The Remotely Operated Vehicle (ROV)is put down a hole in the sea ice to help investigate the under-ice environment. It has a 350m long tether and is piloted from a control unit on the ship. The ROV has a lot of interesting features that make it perfect for investigating the under ice environment: a video-camera, a depth sensor, an upward-looking sonar, and a hyperspectral radiometer.

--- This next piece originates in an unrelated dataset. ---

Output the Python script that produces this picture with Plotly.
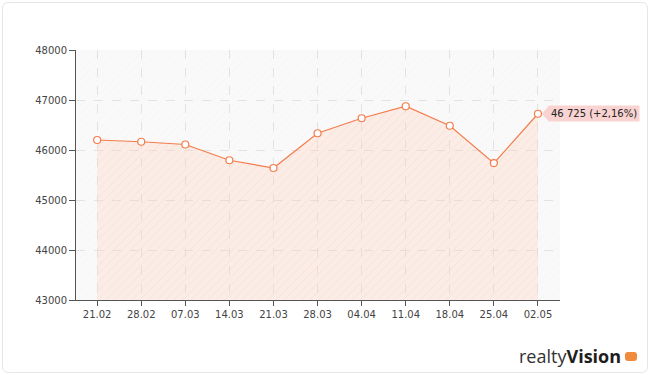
import plotly.graph_objects as go

dates = ["21.02", "28.02", "07.03", "14.03", "21.03", "28.03", "04.04", "11.04", "18.04", "25.04", "02.05"]
prices = [46200, 46165, 46110, 45795, 45640, 46335, 46635, 46875, 46485, 45738, 46725]
y_ticks = [43000, 44000, 45000, 46000, 47000, 48000]
label_text = "46 725 (+2,16%)"

line_color = "#f47c4c"
font_family = "DejaVu Sans, Verdana, sans-serif"

fig = go.Figure()

# hatched background across plot area
fig.add_trace(go.Scatter(
    x=[-0.5, 10.6], y=[48000, 48000], mode="lines", line=dict(width=0),
    fill="tozeroy", fillcolor="rgba(0,0,0,0)",
    fillpattern=dict(shape="/", bgcolor="rgba(0,0,0,0)", fgcolor="#efefef", size=6, solidity=0.12),
    hoverinfo="skip", showlegend=False,
))

fig.add_trace(go.Scatter(
    x=list(range(len(dates))), y=prices, mode="lines+markers",
    line=dict(color=line_color, width=1.2),
    marker=dict(size=7, color="white", line=dict(color=line_color, width=1.2)),
    fill="tozeroy", fillcolor="rgba(0,0,0,0)",
    fillpattern=dict(shape="/", bgcolor="rgba(255,207,185,0.3)", fgcolor="rgba(240,200,185,0.45)",
                     size=6, solidity=0.12),
    showlegend=False,
))

fig.update_layout(
    width=650, height=375,
    margin=dict(l=76, r=90, t=50, b=75),
    paper_bgcolor="white", plot_bgcolor="#f9f9f9",
    font=dict(family=font_family, size=10, color="#444"),
    xaxis=dict(
        range=[-0.48, 10.5], tickmode="array", tickvals=list(range(len(dates))), ticktext=dates,
        showgrid=True, gridcolor="#e2e2e2", griddash="dash", gridwidth=1,
        showline=True, linecolor="#555", linewidth=1, ticks="outside", ticklen=5,
        tickcolor="#555", zeroline=False, fixedrange=True,
        tickfont=dict(size=10, color="#444"),
    ),
    yaxis=dict(
        range=[43000, 48000], tickmode="array", tickvals=y_ticks,
        ticktext=[str(v) for v in y_ticks],
        showgrid=True, gridcolor="#e2e2e2", griddash="dash", gridwidth=1,
        showline=True, linecolor="#555", linewidth=1, ticks="outside", ticklen=6,
        tickcolor="#555", zeroline=False, fixedrange=True,
        tickfont=dict(size=10, color="#444"),
    ),
    annotations=[
        dict(x=10, y=prices[-1], xref="x", yref="y", text=label_text, showarrow=False,
             xanchor="left", yanchor="middle", xshift=10,
             bgcolor="#f9d3d1", borderpad=2,
             font=dict(family=font_family, size=10, color="#222")),
        dict(x=1, y=0, xref="paper", yref="paper", xanchor="right", yanchor="top",
             xshift=63, yshift=-42,
             text="<span style='color:#333'>realty</span><b style='color:#1e1e1e'>Vision</b>",
             showarrow=False, font=dict(family="Open Sans, sans-serif", size=18, color="#333")),
    ],
)

# pixel helpers for frame and logo badge, converted to paper coords
pw, ph = 650 - 76 - 90, 375 - 50 - 75
def px(x):
    return (x - 76) / pw
def py(y):
    return (375 - 75 - y) / ph
x0, x1, y0, y1, r = 2.5, 647.5, 2.5, 372.5, 6
path = (f"M {px(x0 + r)} {py(y0)} L {px(x1 - r)} {py(y0)} Q {px(x1)} {py(y0)} {px(x1)} {py(y0 + r)} "
        f"L {px(x1)} {py(y1 - r)} Q {px(x1)} {py(y1)} {px(x1 - r)} {py(y1)} "
        f"L {px(x0 + r)} {py(y1)} Q {px(x0)} {py(y1)} {px(x0)} {py(y1 - r)} "
        f"L {px(x0)} {py(y0 + r)} Q {px(x0)} {py(y0)} {px(x0 + r)} {py(y0)} Z")
fig.update_layout(shapes=[
    dict(type="path", xref="paper", yref="paper", layer="below", path=path,
         line=dict(color="#e6e6e6", width=1), fillcolor="rgba(0,0,0,0)"),
    # pointer of the value label
    dict(type="path", xref="x", yref="y", xsizemode="pixel", ysizemode="pixel",
         xanchor=10, yanchor=prices[-1],
         path="M 4 0 L 11 8 L 11 -8 Z", fillcolor="#f9d3d1", line=dict(width=0)),
    # orange ".ru" badge
    dict(type="path", xref="paper", yref="paper",
         path=(f"M {px(628)} {py(352)} L {px(634)} {py(352)} Q {px(637)} {py(352)} {px(637)} {py(355)} "
               f"L {px(637)} {py(358)} Q {px(637)} {py(361)} {px(634)} {py(361)} "
               f"L {px(628)} {py(361)} Q {px(625)} {py(361)} {px(625)} {py(358)} "
               f"L {px(625)} {py(355)} Q {px(625)} {py(352)} {px(628)} {py(352)} Z"),
         fillcolor="#f08a3c", line=dict(width=0)),
])

fig.write_html("out.html", config={"displayModeBar": False},
               post_script="document.body.style.margin='0';document.body.style.overflow='hidden';")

The video camera films the under-ice environment and the footage will be used to estimate the number of krill. Information from the depth logger combined with the upward-looking sonar will allow scientists to estimate the depth of the ice floes, which is important for determining how the thickness of ice affects the algal communities underneath it. The hyperspectral radiometer is used to measure the spectral composition of the light that reaches under the ice. In simple terms it means it can measure what different visible light waves are travelling through the sea ice and lighting up the under ice environment. The types of light that are able to travel through the sea ice are influenced by ice-thickness, snow thickness and by the concentration of algae growing on the ice. The data collected from this will be used to estimate the concentration of algae that live in the sea ice, which is in turn a food source for krill.
The ROV allows the scientists to take the measurements quickly in a way that causes very little disturbance to the environment and helps us to get valuable information on the distribution of physical and biologial sea ice properties. The results from the Hyperspectral radiometer will be checked against the results of ice algae concentrations in ice core samples to make sure it works properly.
The Surface and Under Ice Trawl (SUIT) is a special trawl net that is used to collect organisms from the under surface of the sea ice. The original design for the SUIT was invented in the Netherlands and has been successfully used to catch under-ice organisms in the northern hemisphere.
The SIPEX krill team will use an Australian-built SUIT trawl net to collect krill from under the sea ice. After a SUIT trawl is conducted, everyone involved in studying krill help sort through the samples that have been collected. Everything caught in the net is kept and counted and measured.
The types of measurements carried out on the krill collected include how much oxygen the krill are using and what is in their stomachs. They will also be measuring stable isotopes which can also be used to help scientists figure out who is eating whom in the sea ice-associated food web.
Scientists also hope to collect some krill that are still alive so that the can do special experiments on them. The Aurora Australis has been fitted out with special tank laboratories for conducting experiments on live krill during the SIPEX voyage. When the live krill are collected, they are placed in individual containers filled with very cold sea water. They are examined every 2 hours at exactly the same time and the moults they shed are collected and measured. The scientists are particularly interested in how young krill survive in the Southern Ocean during winter when there is very little food available for them. After preserving samples of juvenile krill, the scientists will continue to study their digestive systems and will hopefully unlock the secrets of their amazing survival in such a harsh environment.
Scientists involved: Dr Klaus Meiners, Dr So Kawaguchi, Dr Patti Virtue, Dr Kerrie Swading, and Dr Iris Werner.